Turns out that all the affected requests had a header with the string host: somewhere in them before the Host header (which was shifted to the end of array due to us changing it back to the original host), this made the check fail and the wrapper thought we didn’t have a host header because strstr only returns the first instance of a string. So the wrapper ended up appending a new Host header with the target url and it still sends the one that we were trying to send originally causing the issue.

The following test script:

<?php
$opts = array(
  'http'=>array(
    'method'=>"GET",
    'header'=>"RandomHeader: foobar\r\n" .
              "Cookie: foo=bar\r\n" .
              "Host: c764dd43.ngrok.io  \r\n"
  )
);
$context = stream_context_create($opts);
$fp = fopen('http://c764dd43.ngrok.io', 'r', false, $context);
fpassthru($fp);

Will generate the following raw headers:

GET / HTTP/1.0
RandomHeader: foobar
Cookie: foo=bar
Host: c764dd43.ngrok.io
X-Forwarded-For: 2804:14c:8781:8c3a:3805:2fbe:1845:15e6

Now if we change the RandomHeader value to something that contains the host: string:

<?php
$opts = array(
  'http'=>array(
    'method'=>"GET",
    'header'=>"RandomHeader: localhost:8080\r\n" .
              "Cookie: foo=bar\r\n" .
              "Host: testcustomheader  \r\n"
  )
);
$context = stream_context_create($opts);
$fp = fopen('http://c764dd43.ngrok.io', 'r', false, $context);
fpassthru($fp); (edited)

We’ll get two Host headers in the raw request:

GET / HTTP/1.0
Host: c764dd43.ngrok.io
RandomHeader: localhost:8080
Cookie: foo=bar
Host: testcustomhostheader
X-Forwarded-For: 2804:14c:8781:8c3a:3805:2fbe:1845:15e6

According to the RFC 7320 a server must respond with a 400 (bad request) to requests that contain more than one Host header, so every request affected by this bug should break on a properly implemented server.

With this information I decided to open a bug on the PHP issue tracker. After a few days of inactivity I decided I had enough knowledge to try to implement a fix myself!

I cloned the PHP git repository from github and compiled it from the master branch.

I changed the snippet that checks if the host header is present to check for every occurence of the string:

while ((s = strstr(s, "host:"))) {
	if (s == t || *(s-1) == '\r' || *(s-1) == '\n' ||
	                 *(s-1) == '\t' || *(s-1) == ' ') {
		 have_header |= HTTP_HEADER_HOST;
	}
	s++;
}

I recompiled, ran the test script again and it worked!

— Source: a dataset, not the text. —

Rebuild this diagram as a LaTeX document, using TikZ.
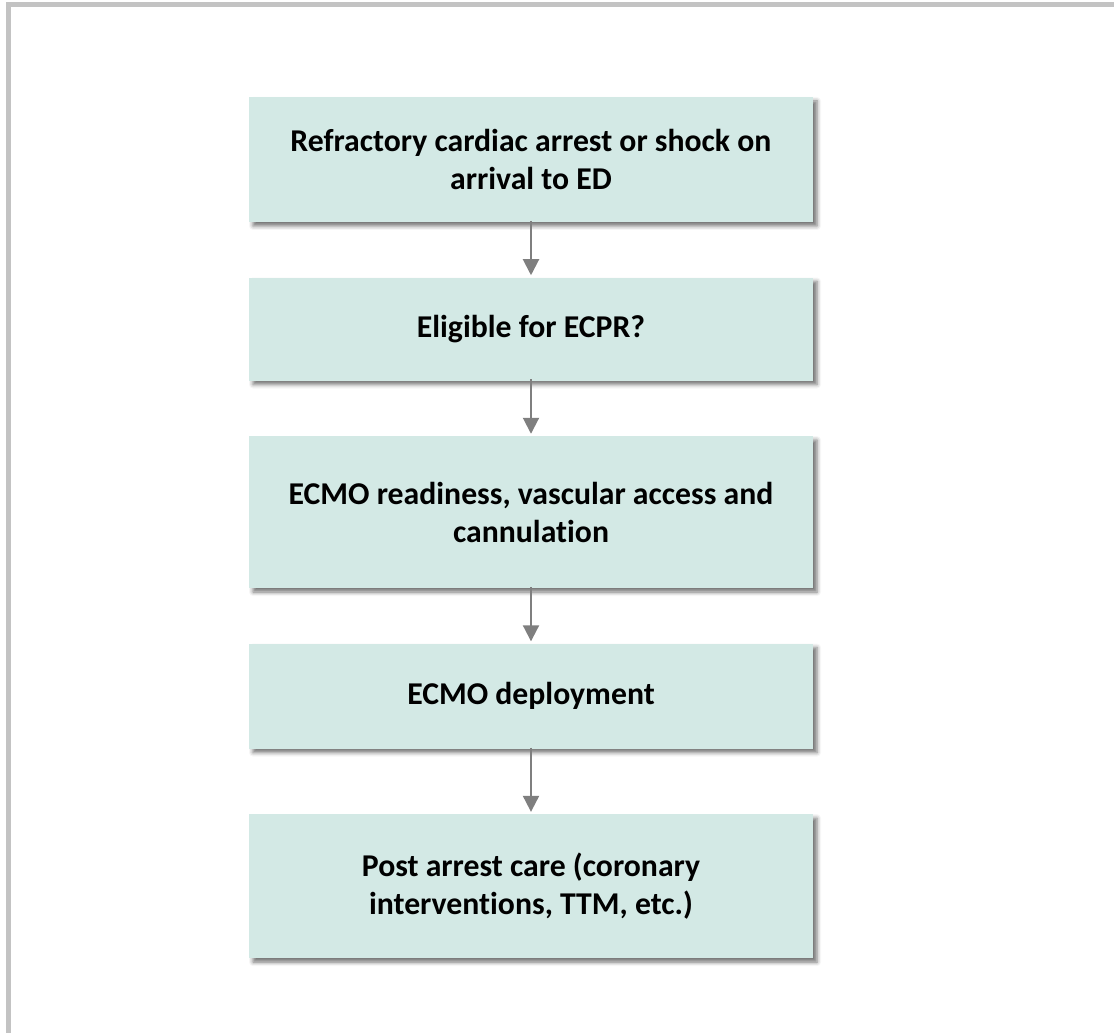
\documentclass[tikz,border=0pt]{standalone}
\usepackage{fontspec}
\setmainfont[Ligatures=NoCommon]{Carlito}
\usepackage{xcolor}
\usepackage{tikz}
\usetikzlibrary{positioning,arrows.meta,shadows.blur}

\definecolor{boxfill}{HTML}{D3E9E5}
\definecolor{arrowgray}{HTML}{7F7F7F}
\definecolor{framegray}{HTML}{C3C3C3}

\begin{document}
\begin{tikzpicture}[node distance=41.25pt,
    box/.style={rectangle, fill=boxfill, minimum width=423pt, text centered, align=center,
        font=\fontsize{23.8}{28.5}\selectfont\bfseries,
        blur shadow={shadow xshift=3pt, shadow yshift=-3pt, shadow blur radius=3pt, shadow opacity=55}},
    arrow/.style={line width=1.5pt, draw=arrowgray, -{Triangle[width=12pt,length=12pt]}}]

    \useasboundingbox (0,0) rectangle (835.5pt,-774.75pt);
    % partial frame
    \fill[framegray] (4.5pt,-1.5pt) rectangle (835.5pt,-5.25pt);
    \fill[framegray] (4.5pt,-1.5pt) rectangle (8.25pt,-774.75pt);

    \node (arrest) [box, minimum height=93.75pt] at (398.25pt,-119.6pt) {Refractory cardiac arrest or shock on\\arrival to ED};
    \node (eligible) [box, minimum height=77.25pt, below=of arrest] {Eligible for ECPR?};
    \node (ready) [box, minimum height=114pt, below=of eligible] {ECMO readiness, vascular access and\\cannulation};
    \node (deploy) [box, minimum height=78.75pt, below=of ready] {ECMO deployment};
    \node (post) [box, minimum height=108pt, below=48.75pt of deploy] {Post arrest care (coronary\\interventions, TTM, etc.)};

    \draw [arrow] ([yshift=1pt]arrest.south) -- ([yshift=1.5pt]eligible.north);
    \draw [arrow] ([yshift=1pt]eligible.south) -- ([yshift=1.5pt]ready.north);
    \draw [arrow] ([yshift=1pt]ready.south) -- ([yshift=1.5pt]deploy.north);
    \draw [arrow] ([yshift=1pt]deploy.south) -- ([yshift=1.5pt]post.north);
\end{tikzpicture}
\end{document}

Now I needed to find out the project contributing guidelines.

I found out that PHP has a test suite composed by phpt files, these files are a mixture of plaintext and php with different sections. The most important sections are FILE and EXPECTED, inside the file section there should be a PHP script that should output something to stdout. The EXPECTED section contains the expected output, the test script then compares the output produced by the script inside FILE to the output on the EXPECTED section, if they match the test passes, if they don’t then it fails. It’s very simple and effective. I changed the script I was using to reproduce the issue to become a .phpt file so we could have automated tests for this bug:

--TEST--
Bug #79265 (Improper injection of Host header when using fopen for http requests)
--INI--
allow_url_fopen=1
--SKIPIF--

--FILE--
<?php
require 'server.inc';

$responses = array(
    "data://text/plain,HTTP/1.0 200 OK\r\n\r\n",
);

$pid = http_server("tcp://127.0.0.1:12342", $responses, $output);

$opts = array(
  'http'=>array(
    'method'=>"GET",
    'header'=>"RandomHeader: localhost:8080\r\n" .
              "Cookie: foo=bar\r\n" .
              "Host: userspecifiedvalue\r\n"
  )
);
$context = stream_context_create($opts);
$fd = fopen('http://127.0.0.1:12342/', 'rb', false, $context);
fseek($output, 0, SEEK_SET);
echo stream_get_contents($output);
fclose($fd);

http_server_kill($pid);

?>
--EXPECT--
GET / HTTP/1.0
Connection: close
RandomHeader: localhost:8080
Cookie: foo=bar
Host: userspecifiedvalue

I commited the fix alongside with the test script and opened a pull request. It was merged a few hours later.